-- Recorded data --
##############################
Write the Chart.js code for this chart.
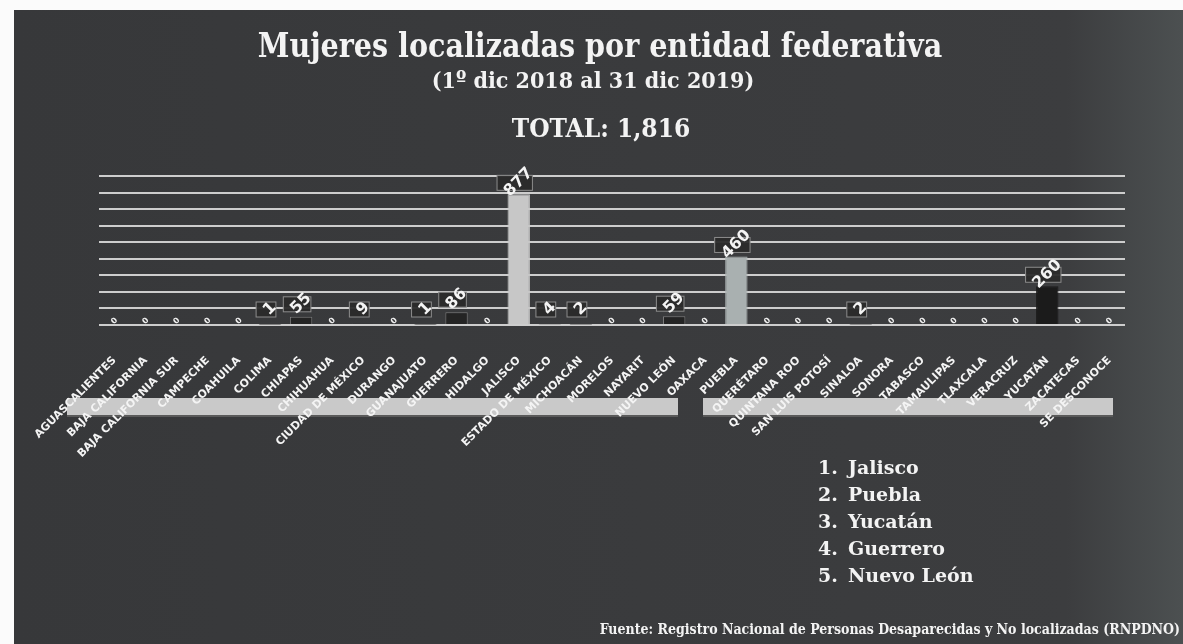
<!DOCTYPE html>
<html>
<head>
<meta charset="utf-8">
<script src="https://cdn.jsdelivr.net/npm/chart.js@4.4.1/dist/chart.umd.min.js"></script>
<style>
  html, body { margin: 0; padding: 0; background: #fff; }
  #wrap { position: relative; width: 1183px; height: 644px; overflow: hidden; }
  #chart { position: absolute; left: 0; top: 0; }
  .txt { position: absolute; color: #f3f3f3; font-family: "DejaVu Serif Condensed", "DejaVu Serif", serif; font-weight: bold; white-space: nowrap; }
  #title { left: 0; width: 1200px; top: 25px; text-align: center; font-size: 34px; transform: scaleX(0.935); }
  #subtitle { left: 0; width: 1186px; top: 66px; text-align: center; font-size: 23px; }
  #total { left: 0; width: 1202px; top: 113px; text-align: center; font-size: 26px; }
  #top5 { left: 818px; top: 454px; font-size: 19px; line-height: 27px; font-family: "DejaVu Serif", serif; }
  #top5 span { display: inline-block; width: 30px; }
  #source { right: 3px; top: 621px; font-size: 14px; }
</style>
</head>
<body>
<div id="wrap">
  <canvas id="chart" width="1183" height="644"></canvas>
  <div class="txt" id="title">Mujeres localizadas por entidad federativa</div>
  <div class="txt" id="subtitle">(1º dic 2018 al 31 dic 2019)</div>
  <div class="txt" id="total">TOTAL: 1,816</div>
  <div class="txt" id="top5"></div>
  <div class="txt" id="source">Fuente: Registro Nacional de Personas Desaparecidas y No localizadas (RNPDNO)</div>
</div>
<script>
// estados en el orden de la grafica
const entidades = ['AGUASCALIENTES','BAJA CALIFORNIA','BAJA CALIFORNIA SUR','CAMPECHE','COAHUILA','COLIMA','CHIAPAS','CHIHUAHUA','CIUDAD DE MÉXICO','DURANGO','GUANAJUATO','GUERRERO','HIDALGO','JALISCO','ESTADO DE MÉXICO','MICHOACÁN','MORELOS','NAYARIT','NUEVO LEÓN','OAXACA','PUEBLA','QUERÉTARO','QUINTANA ROO','SAN LUIS POTOSÍ','SINALOA','SONORA','TABASCO','TAMAULIPAS','TLAXCALA','VERACRUZ','YUCATÁN','ZACATECAS','SE DESCONOCE'];
const localizadas = [0,0,0,0,0,1,55,0,9,0,1,86,0,877,4,2,0,0,59,0,460,0,0,0,2,0,0,0,0,0,260,0,0];
const topCinco = ['Jalisco','Puebla','Yucatán','Guerrero','Nuevo León'];

document.getElementById('top5').innerHTML = topCinco.map((n,i)=>'<span>'+(i+1)+'.</span>'+n).join('<br>');

const colorBarra = {'JALISCO':'#c7c7c7','PUEBLA':'#a9b0b0','YUCATÁN':'#1b1b1b'};
const fondo = {
  id: 'fondo',
  beforeDraw(chart){
    const ctx = chart.ctx;
    ctx.save();
    ctx.fillStyle = '#fbfbfb';
    ctx.fillRect(0,0,chart.width,chart.height);
    const g = ctx.createLinearGradient(14,0,chart.width,0);
    g.addColorStop(0,'#37383a');
    g.addColorStop(0.9,'#3c3d3f');
    g.addColorStop(1,'#4c5051');
    ctx.fillStyle = g;
    ctx.fillRect(14,10,chart.width-14,chart.height-10);
    // franja gris detras de los nombres
    ctx.fillStyle = '#c9c9c9';
    ctx.fillRect(67,398,611,17);
    ctx.fillRect(703,398,410,17);
    ctx.fillStyle = '#5a5a5a';
    ctx.fillRect(67,415,611,2);
    ctx.fillRect(703,415,410,2);
    ctx.restore();
  }
};

const etiquetas = {
  id: 'etiquetas',
  afterDatasetsDraw(chart){
    const ctx = chart.ctx;
    const meta = chart.getDatasetMeta(0);
    ctx.save();
    meta.data.forEach((bar,i)=>{
      const v = localizadas[i];
      const txt = String(v);
      if (v === 0) {
        ctx.font = 'bold 8px "DejaVu Sans"';
        ctx.fillStyle = '#f0f0f0';
        ctx.translate(bar.x, bar.y - 4);
        ctx.rotate(-Math.PI/4);
        ctx.textAlign = 'center'; ctx.textBaseline = 'middle';
        ctx.fillText('0',0,0);
        ctx.setTransform(1,0,0,1,0,0);
        return;
      }
      ctx.font = 'bold 16px "DejaVu Sans"';
      const w = ctx.measureText(txt).width;
      const top = Math.min(bar.y, chart.chartArea.bottom - 8);
      const cy = top - (3 + 5*txt.length) + (txt.length > 2 ? 6 : 0);
      const bw = w*0.7 + 12;
      ctx.fillStyle = 'rgba(42,42,42,0.95)';
      ctx.strokeStyle = '#8c8c8c';
      ctx.lineWidth = 1;
      ctx.fillRect(bar.x - bw/2 - 4, cy - 7, bw, 15);
      ctx.strokeRect(bar.x - bw/2 - 4, cy - 7, bw, 15);
      ctx.fillStyle = '#f4f4f4';
      ctx.translate(bar.x, cy);
      ctx.rotate(-Math.PI/4);
      ctx.textAlign = 'center'; ctx.textBaseline = 'middle';
      ctx.fillText(txt,0,0);
      ctx.setTransform(1,0,0,1,0,0);
    });
    ctx.restore();
  }
};

new Chart(document.getElementById('chart'), {
  type: 'bar',
  data: {
    labels: entidades,
    datasets: [{
      data: localizadas,
      backgroundColor: entidades.map(e => colorBarra[e] || '#242424'),
      borderColor: entidades.map(e => colorBarra[e] ? colorBarra[e] : '#7a7a7a'),
      borderWidth: 1,
      barPercentage: 0.72,
      categoryPercentage: 1
    }]
  },
  options: {
    responsive: false,
    animation: false,
    layout: { padding: { left: 99, right: 58, top: 176, bottom: 0 } },
    plugins: { legend: { display: false }, tooltip: { enabled: false } },
    scales: {
      x: {
        grid: { display: false, drawTicks: false },
        border: { display: false },
        ticks: {
          color: '#f4f4f4',
          font: { family: '"DejaVu Sans"', weight: 'bold', size: 11 },
          minRotation: 45, maxRotation: 45,
          autoSkip: false,
          padding: 29
        },
        afterFit(scale){ scale.height = 644 - 325; }
      },
      y: {
        min: 0, max: 1000,
        ticks: { display: false, count: 10 },
        grid: { color: '#cdcdcd', lineWidth: 2, drawTicks: false },
        border: { display: false },
        afterFit(scale){ scale.width = 0; }
      }
    }
  },
  plugins: [fondo, etiquetas]
});
</script>
</body>
</html>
##############################
-- What to work on --
Reproduce the listing word for word and omit its pictures.

-- Task result --
Write the Chart.js code for this chart.
<!DOCTYPE html>
<html>
<head>
<meta charset="utf-8">
<script src="https://cdn.jsdelivr.net/npm/chart.js@4.4.1/dist/chart.umd.min.js"></script>
<style>
  html, body { margin: 0; padding: 0; background: #fff; }
  #wrap { position: relative; width: 1183px; height: 644px; overflow: hidden; }
  #chart { position: absolute; left: 0; top: 0; }
  .txt { position: absolute; color: #f3f3f3; font-family: "DejaVu Serif Condensed", "DejaVu Serif", serif; font-weight: bold; white-space: nowrap; }
  #title { left: 0; width: 1200px; top: 25px; text-align: center; font-size: 34px; transform: scaleX(0.935); }
  #subtitle { left: 0; width: 1186px; top: 66px; text-align: center; font-size: 23px; }
  #total { left: 0; width: 1202px; top: 113px; text-align: center; font-size: 26px; }
  #top5 { left: 818px; top: 454px; font-size: 19px; line-height: 27px; font-family: "DejaVu Serif", serif; }
  #top5 span { display: inline-block; width: 30px; }
  #source { right: 3px; top: 621px; font-size: 14px; }
</style>
</head>
<body>
<div id="wrap">
  <canvas id="chart" width="1183" height="644"></canvas>
  <div class="txt" id="title">Mujeres localizadas por entidad federativa</div>
  <div class="txt" id="subtitle">(1º dic 2018 al 31 dic 2019)</div>
  <div class="txt" id="total">TOTAL: 1,816</div>
  <div class="txt" id="top5"></div>
  <div class="txt" id="source">Fuente: Registro Nacional de Personas Desaparecidas y No localizadas (RNPDNO)</div>
</div>
<script>
// estados en el orden de la grafica
const entidades = ['AGUASCALIENTES','BAJA CALIFORNIA','BAJA CALIFORNIA SUR','CAMPECHE','COAHUILA','COLIMA','CHIAPAS','CHIHUAHUA','CIUDAD DE MÉXICO','DURANGO','GUANAJUATO','GUERRERO','HIDALGO','JALISCO','ESTADO DE MÉXICO','MICHOACÁN','MORELOS','NAYARIT','NUEVO LEÓN','OAXACA','PUEBLA','QUERÉTARO','QUINTANA ROO','SAN LUIS POTOSÍ','SINALOA','SONORA','TABASCO','TAMAULIPAS','TLAXCALA','VERACRUZ','YUCATÁN','ZACATECAS','SE DESCONOCE'];
const localizadas = [0,0,0,0,0,1,55,0,9,0,1,86,0,877,4,2,0,0,59,0,460,0,0,0,2,0,0,0,0,0,260,0,0];
const topCinco = ['Jalisco','Puebla','Yucatán','Guerrero','Nuevo León'];

document.getElementById('top5').innerHTML = topCinco.map((n,i)=>'<span>'+(i+1)+'.</span>'+n).join('<br>');

const colorBarra = {'JALISCO':'#c7c7c7','PUEBLA':'#a9b0b0','YUCATÁN':'#1b1b1b'};
const fondo = {
  id: 'fondo',
  beforeDraw(chart){
    const ctx = chart.ctx;
    ctx.save();
    ctx.fillStyle = '#fbfbfb';
    ctx.fillRect(0,0,chart.width,chart.height);
    const g = ctx.createLinearGradient(14,0,chart.width,0);
    g.addColorStop(0,'#37383a');
    g.addColorStop(0.9,'#3c3d3f');
    g.addColorStop(1,'#4c5051');
    ctx.fillStyle = g;
    ctx.fillRect(14,10,chart.width-14,chart.height-10);
    // franja gris detras de los nombres
    ctx.fillStyle = '#c9c9c9';
    ctx.fillRect(67,398,611,17);
    ctx.fillRect(703,398,410,17);
    ctx.fillStyle = '#5a5a5a';
    ctx.fillRect(67,415,611,2);
    ctx.fillRect(703,415,410,2);
    ctx.restore();
  }
};

const etiquetas = {
  id: 'etiquetas',
  afterDatasetsDraw(chart){
    const ctx = chart.ctx;
    const meta = chart.getDatasetMeta(0);
    ctx.save();
    meta.data.forEach((bar,i)=>{
      const v = localizadas[i];
      const txt = String(v);
      if (v === 0) {
        ctx.font = 'bold 8px "DejaVu Sans"';
        ctx.fillStyle = '#f0f0f0';
        ctx.translate(bar.x, bar.y - 4);
        ctx.rotate(-Math.PI/4);
        ctx.textAlign = 'center'; ctx.textBaseline = 'middle';
        ctx.fillText('0',0,0);
        ctx.setTransform(1,0,0,1,0,0);
        return;
      }
      ctx.font = 'bold 16px "DejaVu Sans"';
      const w = ctx.measureText(txt).width;
      const top = Math.min(bar.y, chart.chartArea.bottom - 8);
      const cy = top - (3 + 5*txt.length) + (txt.length > 2 ? 6 : 0);
      const bw = w*0.7 + 12;
      ctx.fillStyle = 'rgba(42,42,42,0.95)';
      ctx.strokeStyle = '#8c8c8c';
      ctx.lineWidth = 1;
      ctx.fillRect(bar.x - bw/2 - 4, cy - 7, bw, 15);
      ctx.strokeRect(bar.x - bw/2 - 4, cy - 7, bw, 15);
      ctx.fillStyle = '#f4f4f4';
      ctx.translate(bar.x, cy);
      ctx.rotate(-Math.PI/4);
      ctx.textAlign = 'center'; ctx.textBaseline = 'middle';
      ctx.fillText(txt,0,0);
      ctx.setTransform(1,0,0,1,0,0);
    });
    ctx.restore();
  }
};

new Chart(document.getElementById('chart'), {
  type: 'bar',
  data: {
    labels: entidades,
    datasets: [{
      data: localizadas,
      backgroundColor: entidades.map(e => colorBarra[e] || '#242424'),
      borderColor: entidades.map(e => colorBarra[e] ? colorBarra[e] : '#7a7a7a'),
      borderWidth: 1,
      barPercentage: 0.72,
      categoryPercentage: 1
    }]
  },
  options: {
    responsive: false,
    animation: false,
    layout: { padding: { left: 99, right: 58, top: 176, bottom: 0 } },
    plugins: { legend: { display: false }, tooltip: { enabled: false } },
    scales: {
      x: {
        grid: { display: false, drawTicks: false },
        border: { display: false },
        ticks: {
          color: '#f4f4f4',
          font: { family: '"DejaVu Sans"', weight: 'bold', size: 11 },
          minRotation: 45, maxRotation: 45,
          autoSkip: false,
          padding: 29
        },
        afterFit(scale){ scale.height = 644 - 325; }
      },
      y: {
        min: 0, max: 1000,
        ticks: { display: false, count: 10 },
        grid: { color: '#cdcdcd', lineWidth: 2, drawTicks: false },
        border: { display: false },
        afterFit(scale){ scale.width = 0; }
      }
    }
  },
  plugins: [fondo, etiquetas]
});
</script>
</body>
</html>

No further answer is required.